Dwikorita mengatakan melalui siaran pers bmkg.go.id Sabtu 16 Maret 2024, bahwa video tersebut dipenggal oleh orang yang tidak bertanggungjawab sehingga dapat dimaknai berbeda, dan dapat meresahkan masyarakat.
"Itu adalah rekaman saat rapat dengar pendapat dengan Komisi V DPR-RI pada hari Kamis tgl 14 Maret 2024 di Senayan Jakarta. Saya tengah memberi penjelasan kepada anggota dewan mengenai alasan perlunya pembangunan Gedung Operasional Peringatan Dini Tsunami (Indonesia Tsunami Early Warning System - InaTEWS) di Bali," kata Dwikorita di Jakarta, Sabtu 16 Maret 2024.

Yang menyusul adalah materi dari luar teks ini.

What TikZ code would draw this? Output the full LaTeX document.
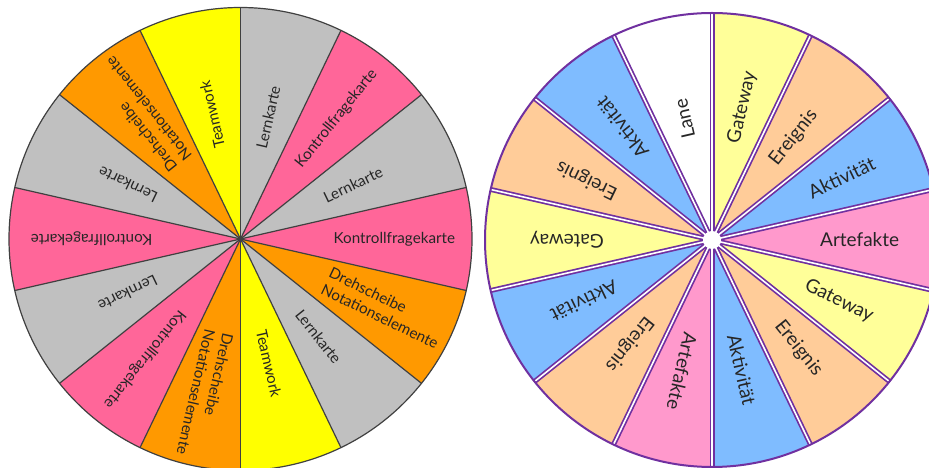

Bantahan BMKG ini, disampaikan Dwikorita menanggapi beredarnya beberapa video di flatform Tiktok, yang mengunggah video potensi gempa megathrust 8,9 SR dari sesar baribis aktif dan bisa mengakibatkan tsunami 35 m mengancam Jakarta.

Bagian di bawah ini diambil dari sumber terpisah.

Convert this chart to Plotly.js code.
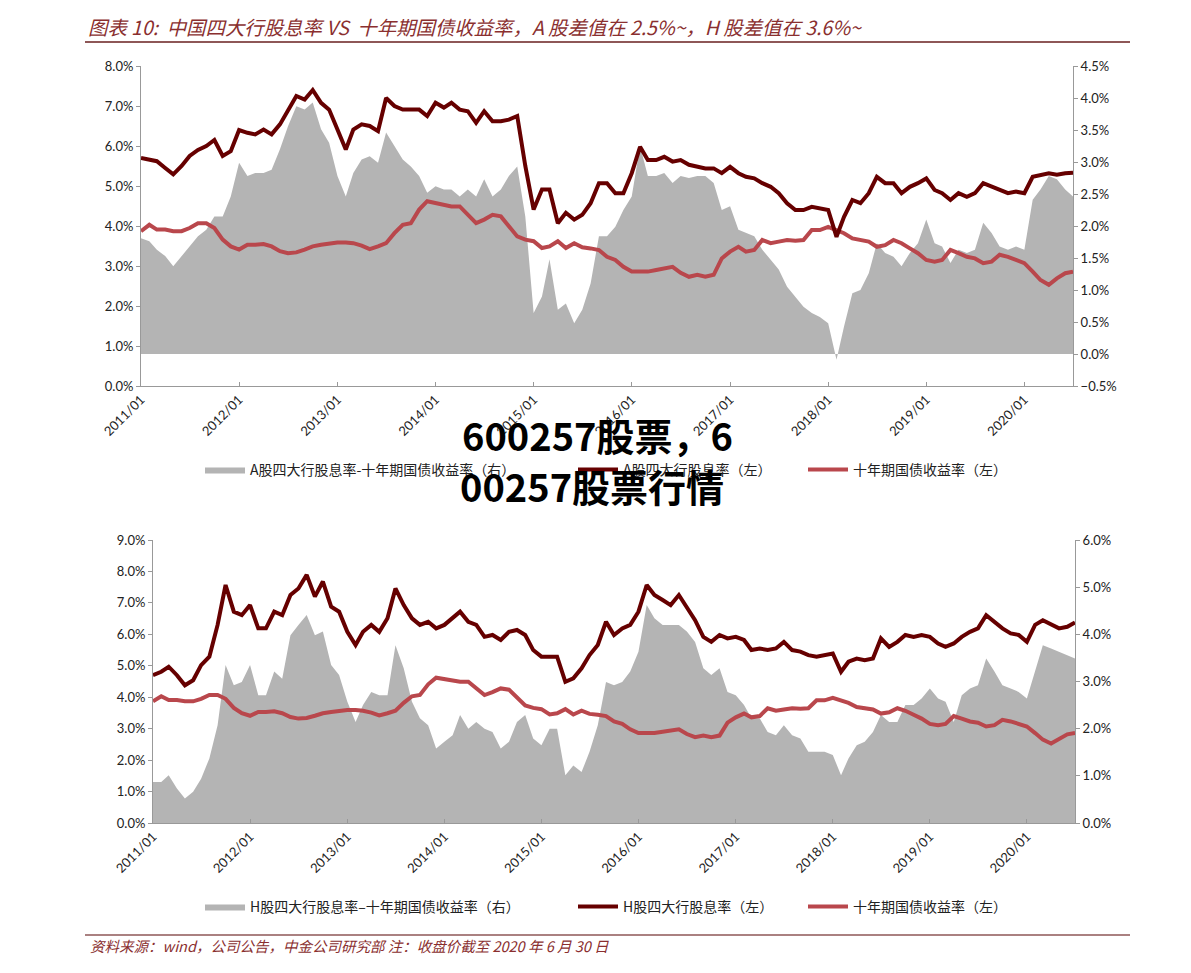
<!DOCTYPE html>
<html>
<head>
<meta charset="utf-8">
<script src="https://cdn.plot.ly/plotly-3.0.1.min.js"></script>
<style>html,body{margin:0;padding:0;background:#fff;}#chart{width:1191px;height:973px;}</style>
</head>
<body>
<div id="chart"></div>
<script>
// Monthly sample dates (start of month) plus final close
var dates = [
"2011-01-01","2011-02-01","2011-03-01","2011-04-01","2011-05-01","2011-06-01","2011-07-01","2011-08-01","2011-09-01","2011-10-01","2011-11-01","2011-12-01",
"2012-01-01","2012-02-01","2012-03-01","2012-04-01","2012-05-01","2012-06-01","2012-07-01","2012-08-01","2012-09-01","2012-10-01","2012-11-01","2012-12-01",
"2013-01-01","2013-02-01","2013-03-01","2013-04-01","2013-05-01","2013-06-01","2013-07-01","2013-08-01","2013-09-01","2013-10-01","2013-11-01","2013-12-01",
"2014-01-01","2014-02-01","2014-03-01","2014-04-01","2014-05-01","2014-06-01","2014-07-01","2014-08-01","2014-09-01","2014-10-01","2014-11-01","2014-12-01",
"2015-01-01","2015-02-01","2015-03-01","2015-04-01","2015-05-01","2015-06-01","2015-07-01","2015-08-01","2015-09-01","2015-10-01","2015-11-01","2015-12-01",
"2016-01-01","2016-02-01","2016-03-01","2016-04-01","2016-05-01","2016-06-01","2016-07-01","2016-08-01","2016-09-01","2016-10-01","2016-11-01","2016-12-01",
"2017-01-01","2017-02-01","2017-03-01","2017-04-01","2017-05-01","2017-06-01","2017-07-01","2017-08-01","2017-09-01","2017-10-01","2017-11-01","2017-12-01",
"2018-01-01","2018-02-01","2018-03-01","2018-04-01","2018-05-01","2018-06-01","2018-07-01","2018-08-01","2018-09-01","2018-10-01","2018-11-01","2018-12-01",
"2019-01-01","2019-02-01","2019-03-01","2019-04-01","2019-05-01","2019-06-01","2019-07-01","2019-08-01","2019-09-01","2019-10-01","2019-11-01","2019-12-01",
"2020-01-01","2020-02-01","2020-03-01","2020-04-01","2020-05-01","2020-06-01","2020-06-30"
];

// A-share big-4 bank dividend yield (%)  (left axis, top chart)
var aDiv = [
5.70,5.66,5.62,5.45,5.29,5.50,5.75,5.90,6.00,6.15,5.75,5.87,
6.40,6.33,6.29,6.41,6.29,6.54,6.87,7.25,7.16,7.40,7.08,6.91,
6.41,5.91,6.41,6.54,6.50,6.37,7.20,7.00,6.91,6.91,6.91,6.75,
7.08,6.96,7.08,6.91,6.87,6.58,6.87,6.62,6.62,6.66,6.75,5.50,
4.41,4.91,4.91,4.07,4.33,4.16,4.28,4.57,5.07,5.07,4.82,4.82,
5.32,5.98,5.65,5.65,5.73,5.61,5.65,5.53,5.48,5.44,5.44,5.32,
5.48,5.32,5.23,5.19,5.07,4.98,4.82,4.57,4.40,4.40,4.48,4.44,
4.40,3.73,4.23,4.65,4.57,4.82,5.23,5.07,5.07,4.82,4.98,5.07,
5.19,4.90,4.82,4.65,4.82,4.73,4.82,5.07,4.98,4.90,4.82,4.86,
4.82,5.23,5.28,5.32,5.28,5.32,5.33
];

// 10-year government bond yield (%)  (left axis, both charts)
var tenY = [
3.87,4.03,3.91,3.91,3.87,3.87,3.95,4.07,4.07,3.95,3.66,3.49,
3.41,3.53,3.53,3.55,3.49,3.37,3.32,3.34,3.41,3.49,3.53,3.57,
3.59,3.59,3.57,3.51,3.42,3.49,3.57,3.82,4.03,4.07,4.41,4.62,
4.58,4.53,4.49,4.49,4.28,4.07,4.16,4.28,4.24,3.99,3.74,3.66,
3.62,3.45,3.49,3.62,3.45,3.57,3.47,3.44,3.40,3.23,3.15,2.98,
2.86,2.86,2.86,2.90,2.94,2.98,2.83,2.73,2.78,2.73,2.78,3.19,
3.36,3.48,3.36,3.40,3.65,3.57,3.61,3.65,3.63,3.65,3.90,3.90,
3.98,3.90,3.82,3.69,3.65,3.61,3.48,3.52,3.65,3.57,3.44,3.32,
3.15,3.11,3.15,3.40,3.32,3.23,3.19,3.07,3.11,3.28,3.23,3.15,
3.07,2.86,2.65,2.53,2.69,2.82,2.86
];

// A-share dividend yield minus 10Y yield (%)  (right axis, top chart)
var aSpread = [
1.81,1.76,1.63,1.53,1.37,1.53,1.68,1.84,1.94,2.15,2.15,2.46,
2.99,2.78,2.83,2.83,2.88,3.20,3.56,3.87,3.82,3.93,3.51,3.30,
2.78,2.46,2.83,3.04,3.09,2.99,3.46,3.25,3.04,2.93,2.78,2.52,
2.62,2.57,2.57,2.46,2.57,2.46,2.73,2.46,2.57,2.78,2.93,2.15,
0.64,0.90,1.48,0.69,0.79,0.48,0.69,1.10,1.84,1.84,1.99,2.25,
2.46,3.25,2.78,2.78,2.83,2.67,2.78,2.75,2.78,2.78,2.67,2.25,
2.31,1.94,1.89,1.84,1.63,1.47,1.32,1.05,0.90,0.74,0.64,0.58,
0.48,-0.09,0.43,0.95,1.00,1.26,1.73,1.58,1.52,1.37,1.58,1.73,
2.10,1.73,1.68,1.42,1.63,1.58,1.63,2.05,1.89,1.68,1.63,1.68,
1.63,2.41,2.57,2.78,2.73,2.57,2.46
];

// H-share big-4 bank dividend yield (%)  (left axis, bottom chart)
var hDiv = [
4.70,4.81,4.97,4.70,4.38,4.54,5.02,5.29,6.30,7.57,6.72,6.61,
6.93,6.19,6.19,6.72,6.61,7.25,7.46,7.89,7.20,7.68,6.88,6.72,
6.08,5.66,6.08,6.30,6.08,6.51,7.46,6.93,6.51,6.30,6.40,6.19,
6.30,6.51,6.72,6.40,6.30,5.92,5.98,5.82,6.08,6.14,5.98,5.50,
5.29,5.29,5.29,4.49,4.60,4.92,5.34,5.66,6.40,5.98,6.19,6.30,
6.72,7.57,7.25,7.09,6.93,7.25,6.83,6.45,5.92,5.76,5.98,5.87,
5.92,5.82,5.50,5.55,5.50,5.55,5.76,5.50,5.45,5.34,5.29,5.34,
5.39,4.81,5.13,5.23,5.18,5.23,5.87,5.60,5.76,5.98,5.92,5.98,
5.92,5.71,5.60,5.71,5.92,6.08,6.19,6.61,6.40,6.19,6.03,5.98,
5.76,6.30,6.45,6.30,6.19,6.24,6.38
];

// H-share dividend yield minus 10Y yield (%)  (right axis, bottom chart)
var hSpread = [
0.87,0.87,1.01,0.73,0.52,0.66,0.94,1.37,2.07,3.35,2.92,2.99,
3.35,2.71,2.71,3.21,3.06,3.98,4.20,4.41,3.98,4.06,3.35,3.14,
2.57,2.14,2.50,2.78,2.71,2.71,3.77,3.28,2.57,2.22,2.07,1.58,
1.72,1.86,2.29,2.00,2.14,2.00,1.93,1.58,1.72,2.14,2.29,1.79,
1.65,2.00,2.00,1.01,1.22,1.08,1.51,2.07,2.99,2.92,2.99,3.21,
3.63,4.62,4.34,4.20,4.20,4.20,4.06,3.84,3.28,3.14,3.28,2.78,
2.71,2.50,2.22,2.22,1.93,1.86,2.07,1.86,1.79,1.51,1.51,1.51,
1.44,1.01,1.37,1.65,1.72,1.93,2.29,2.14,2.14,2.50,2.50,2.64,
2.85,2.64,2.57,2.14,2.71,2.85,2.92,3.49,3.21,2.92,2.85,2.78,
2.64,3.21,3.77,3.70,3.63,3.56,3.49
];

var yearTicks = ["2011-01-01","2012-01-01","2013-01-01","2014-01-01","2015-01-01","2016-01-01","2017-01-01","2018-01-01","2019-01-01","2020-01-01"];
var yearLabels = ["2011/01","2012/01","2013/01","2014/01","2015/01","2016/01","2017/01","2018/01","2019/01","2020/01"];

var names = {
  aSpread: "A股四大行股息率-十年期国债收益率（右）",
  aDiv: "A股四大行股息率（左）",
  tenY: "十年期国债收益率（左）",
  hSpread: "H股四大行股息率–十年期国债收益率（右）",
  hDiv: "H股四大行股息率（左）"
};

var GRAY = "#B4B4B4", DARK = "#660000", RED = "#B9474C";
var tickFont = {family: "Lato, 'Open Sans', sans-serif", size: 13, color: "#222"};
var cjk = "'Noto Sans CJK SC', 'Noto Sans', sans-serif";

// Right axes (y, y3) are the base layers so the grey area sits beneath the lines on the overlaid left axes (y2, y4)
var traces = [
  {x: dates, y: aSpread, xaxis: "x", yaxis: "y", type: "scatter", mode: "lines",
   line: {width: 0, color: GRAY}, fill: "tozeroy", fillcolor: GRAY, name: names.aSpread,
   legend: "legend", legendrank: 1, legendwidth: 318},
  {x: dates, y: tenY, xaxis: "x", yaxis: "y2", type: "scatter", mode: "lines",
   line: {width: 4, color: RED}, name: names.tenY, legend: "legend", legendrank: 3},
  {x: dates, y: aDiv, xaxis: "x", yaxis: "y2", type: "scatter", mode: "lines",
   line: {width: 4, color: DARK}, name: names.aDiv, legend: "legend", legendrank: 2, legendwidth: 175},

  {x: dates, y: hSpread, xaxis: "x2", yaxis: "y3", type: "scatter", mode: "lines",
   line: {width: 0, color: GRAY}, fill: "tozeroy", fillcolor: GRAY, name: names.hSpread,
   legend: "legend2", legendrank: 1, legendwidth: 318},
  {x: dates, y: tenY, xaxis: "x2", yaxis: "y4", type: "scatter", mode: "lines",
   line: {width: 4, color: RED}, name: names.tenY, legend: "legend2", legendrank: 3},
  {x: dates, y: hDiv, xaxis: "x2", yaxis: "y4", type: "scatter", mode: "lines",
   line: {width: 4, color: DARK}, name: names.hDiv, legend: "legend2", legendrank: 2, legendwidth: 175}
];

function xAx(domain, anchor) {
  return {domain: domain, anchor: anchor, type: "date", range: ["2011-01-01", "2020-06-30"],
    tickmode: "array", tickvals: yearTicks, ticktext: yearLabels, tickangle: -45,
    ticks: "inside", ticklen: 4, tickcolor: "#999", showline: true, linecolor: "#999", linewidth: 1,
    showgrid: false, zeroline: false, tickfont: tickFont, fixedrange: true};
}
function yAx(domain, anchor, range, dtick, side, overlay) {
  var a = {domain: domain, anchor: anchor, range: range, dtick: dtick, tick0: 0,
    tickformat: ".1f", ticksuffix: "%", ticks: "outside", ticklen: 4, tickcolor: "#999",
    showline: true, linecolor: "#999", linewidth: 1, showgrid: false, zeroline: false,
    tickfont: tickFont, side: side, fixedrange: true};
  if (overlay) a.overlaying = overlay;
  return a;
}

var topX = [141/1191, 1073/1191], topY = [1 - 386/973, 1 - 66/973];
var botX = [153/1191, 1075/1191], botY = [1 - 823/973, 1 - 540/973];

var titleColor = "#8A2F2F";
var legendFont = {family: cjk, size: 14, color: "#222"};
var layout = {
  width: 1191, height: 973,
  margin: {l: 0, r: 0, t: 0, b: 0},
  paper_bgcolor: "#fff", plot_bgcolor: "rgba(0,0,0,0)",
  showlegend: true,
  title: {text: "图表 10:  中国四大行股息率 VS  十年期国债收益率，A 股差值在 2.5%~，H 股差值在 3.6%~",
    x: 88/1191, xanchor: "left", y: 1 - 28/973, yanchor: "middle", xref: "paper", yref: "container",
    font: {family: cjk, size: 19.4, color: titleColor, style: "italic"}},
  xaxis: xAx(topX, "y"),
  yaxis: yAx(topY, "x", [-0.5, 4.5], 0.5, "right"),
  yaxis2: yAx(topY, "x", [0, 8], 1, "left", "y"),
  xaxis2: xAx(botX, "y3"),
  yaxis3: yAx(botY, "x2", [0, 6], 1, "right"),
  yaxis4: yAx(botY, "x2", [0, 9], 1, "left", "y3"),
  legend: {orientation: "h", x: 200/1191, xanchor: "left", y: 1 - 470/973, yanchor: "middle",
    font: legendFont, itemwidth: 40, bgcolor: "rgba(0,0,0,0)", traceorder: "normal"},
  legend2: {orientation: "h", x: 200/1191, xanchor: "left", y: 1 - 907/973, yanchor: "middle",
    font: legendFont, itemwidth: 40, bgcolor: "rgba(0,0,0,0)", traceorder: "normal"},
  shapes: [
    {type: "line", xref: "paper", yref: "paper", x0: 85/1191, x1: 1130/1191, y0: 1 - 42/973, y1: 1 - 42/973,
     line: {color: "#8E5757", width: 2}},
    {type: "line", xref: "paper", yref: "paper", x0: 85/1191, x1: 1130/1191, y0: 1 - 935/973, y1: 1 - 935/973,
     line: {color: "#8E5757", width: 1.5}}
  ],
  annotations: [
    {text: "资料来源：wind，公司公告，中金公司研究部 注：收盘价截至 2020 年 6 月 30 日",
     xref: "paper", yref: "paper", x: 88/1191, xanchor: "left", y: 1 - 945/973, yanchor: "middle",
     showarrow: false, font: {family: cjk, size: 14.5, color: titleColor, style: "italic"}},
    {text: "<b>600257股票，6</b>", xref: "paper", yref: "paper", x: 597/1191, xanchor: "center",
     y: 1 - 435/973, yanchor: "middle", showarrow: false,
     font: {family: cjk, size: 38, color: "#000"}},
    {text: "<b>00257股票行情</b>", xref: "paper", yref: "paper", x: 592/1191, xanchor: "center",
     y: 1 - 485/973, yanchor: "middle", showarrow: false,
     font: {family: cjk, size: 38, color: "#000"}}
  ]
};

Plotly.newPlot("chart", traces, layout, {displayModeBar: false, staticPlot: true});
</script>
</body>
</html>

Baca juga: Warga Garut Pantai Selatan Diimbau Tidak Beraktivitas di Sekitar Pantai Dulu
Dwikorita menjelaskan, lumpuh yang dimaksudkan dirinya adalah terputusnya jaringan komunikasi yang disebabkan rusaknya berbagai infrastruktur komunikasi seperti Base Transceiver Station (BTS) akibat gempa megathrust.

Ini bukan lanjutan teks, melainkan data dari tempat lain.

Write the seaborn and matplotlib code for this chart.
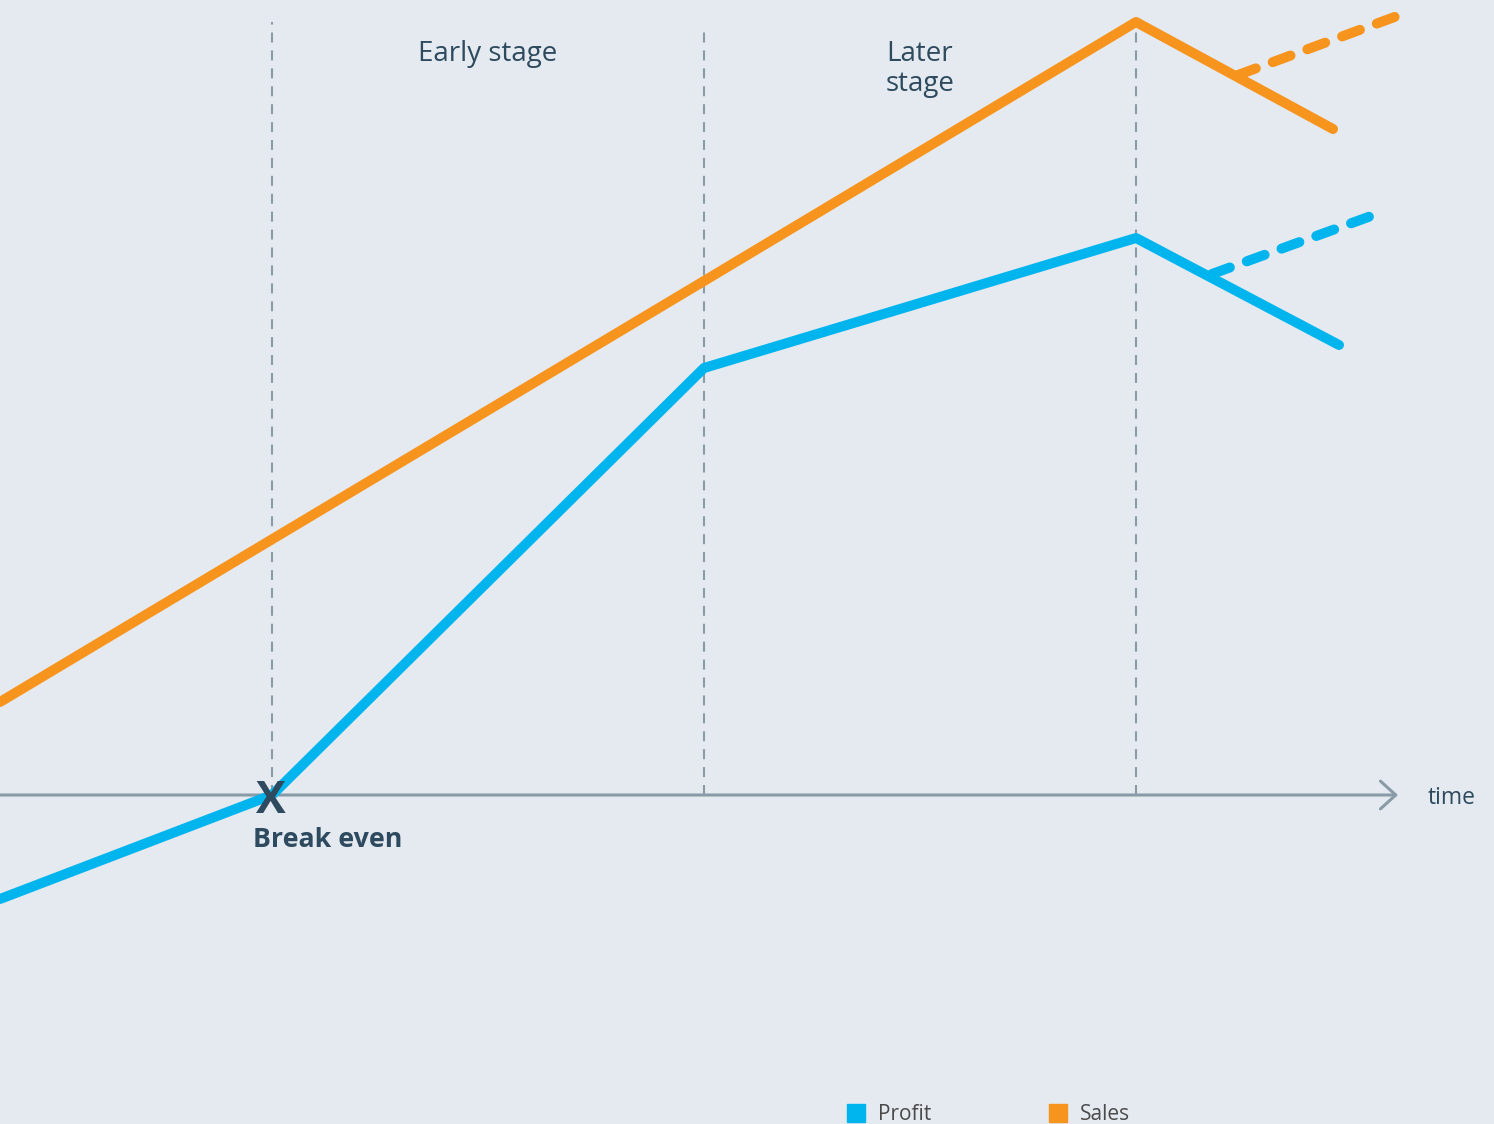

Hal inilah yang coba diantisipasi BMKG dengan membangunan Gedung Operasional Peringatan Dini Tsunami (Indonesia Tsunami Early Warning System - InaTEWS) sebagai fungsi back up/cadangan di Bali, meskipun di Jakarta sudah ada.
Keberadaan gedung InaTEWS di Bali ini sebagai bagian dari mitigasi dan manajemen risiko dalam kondisi darurat apabila sewaktu-waktu operasional InaTEWS di Kemayoran Jakarta mengalami kelumpuhan. Hal ini didasarkan pada skenario terburuk yaitu jika gempa terjadi di lepas pantai Samudra Hindia pada jarak kurang lebih dari 250 kilometer dari tepi pantai.
Gempa megathrust berkekuatan M 8.7, lanjut Dwikorita, diperkirakan dampaknya mampu melumpuhkan operasional InaTEWS BMKG di Jakarta, karena terputusnya (lumpuhnya) jaringan komunikasi, ataupun robohnya Gedung Operasional lama yang tidak disiapkan tahan gempa dan likuefaksi.